▸ TASK:
Go through the entries below and pick out every line with "this".

▸ SUPPLIED MATERIAL:
-- start --

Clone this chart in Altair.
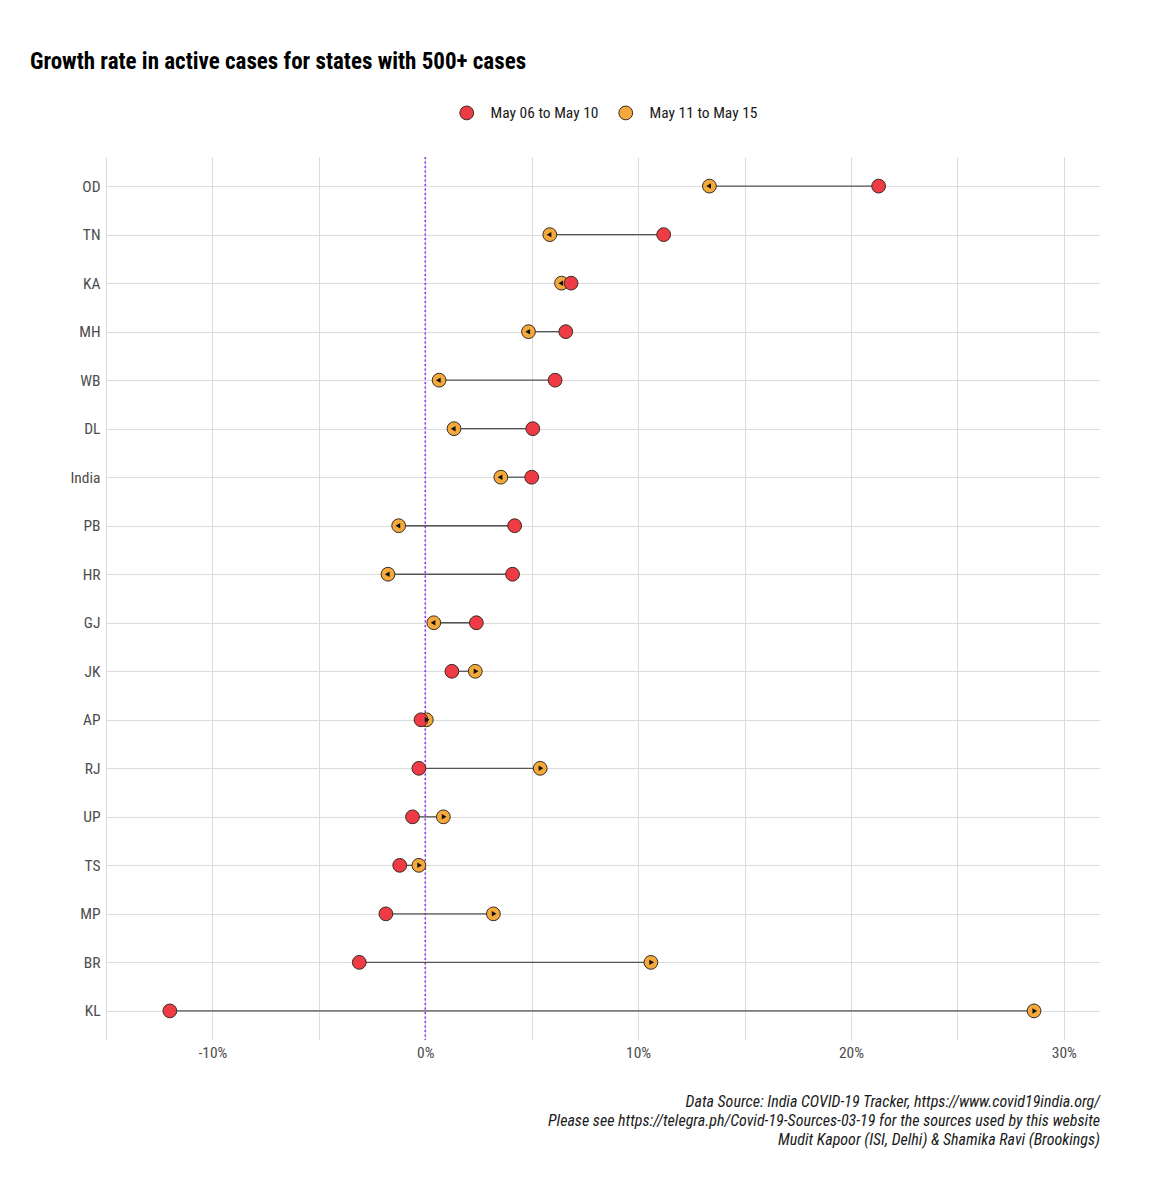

-- end --
-- start --

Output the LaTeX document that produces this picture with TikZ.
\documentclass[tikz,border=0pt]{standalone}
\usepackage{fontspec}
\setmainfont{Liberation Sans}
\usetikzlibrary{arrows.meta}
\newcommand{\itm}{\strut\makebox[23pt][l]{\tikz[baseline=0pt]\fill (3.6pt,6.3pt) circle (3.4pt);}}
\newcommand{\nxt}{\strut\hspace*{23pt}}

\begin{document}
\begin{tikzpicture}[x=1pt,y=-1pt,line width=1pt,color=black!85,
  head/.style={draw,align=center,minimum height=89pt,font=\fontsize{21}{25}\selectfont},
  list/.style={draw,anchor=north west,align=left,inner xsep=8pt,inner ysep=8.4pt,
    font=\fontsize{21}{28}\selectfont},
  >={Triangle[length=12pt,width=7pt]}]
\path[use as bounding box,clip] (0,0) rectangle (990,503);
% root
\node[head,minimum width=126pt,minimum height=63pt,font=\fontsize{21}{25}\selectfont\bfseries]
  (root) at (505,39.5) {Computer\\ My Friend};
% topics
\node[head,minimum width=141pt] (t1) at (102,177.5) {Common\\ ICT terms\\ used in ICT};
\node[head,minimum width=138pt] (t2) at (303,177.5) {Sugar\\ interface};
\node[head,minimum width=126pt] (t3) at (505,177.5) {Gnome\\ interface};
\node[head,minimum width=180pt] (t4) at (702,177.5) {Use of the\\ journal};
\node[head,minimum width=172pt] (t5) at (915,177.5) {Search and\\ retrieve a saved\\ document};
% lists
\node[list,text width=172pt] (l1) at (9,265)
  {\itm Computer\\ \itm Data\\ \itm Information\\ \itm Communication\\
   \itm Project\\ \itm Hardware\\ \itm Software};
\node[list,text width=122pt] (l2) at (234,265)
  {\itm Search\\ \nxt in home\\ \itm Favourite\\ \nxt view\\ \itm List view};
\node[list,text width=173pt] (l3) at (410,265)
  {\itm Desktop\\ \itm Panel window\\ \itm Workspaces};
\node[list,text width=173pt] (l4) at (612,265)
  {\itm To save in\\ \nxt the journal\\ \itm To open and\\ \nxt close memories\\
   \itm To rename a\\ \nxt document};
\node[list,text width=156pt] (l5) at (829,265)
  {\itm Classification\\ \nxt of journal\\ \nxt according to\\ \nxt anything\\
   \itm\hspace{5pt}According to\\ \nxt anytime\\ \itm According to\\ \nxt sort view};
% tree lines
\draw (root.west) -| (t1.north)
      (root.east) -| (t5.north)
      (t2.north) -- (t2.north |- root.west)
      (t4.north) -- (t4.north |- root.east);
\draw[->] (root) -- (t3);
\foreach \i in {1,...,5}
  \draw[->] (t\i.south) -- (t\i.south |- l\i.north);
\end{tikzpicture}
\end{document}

-- end --

▸ OUTPUT BELOW:
Clone this chart in Altair.
Output the LaTeX document that produces this picture with TikZ.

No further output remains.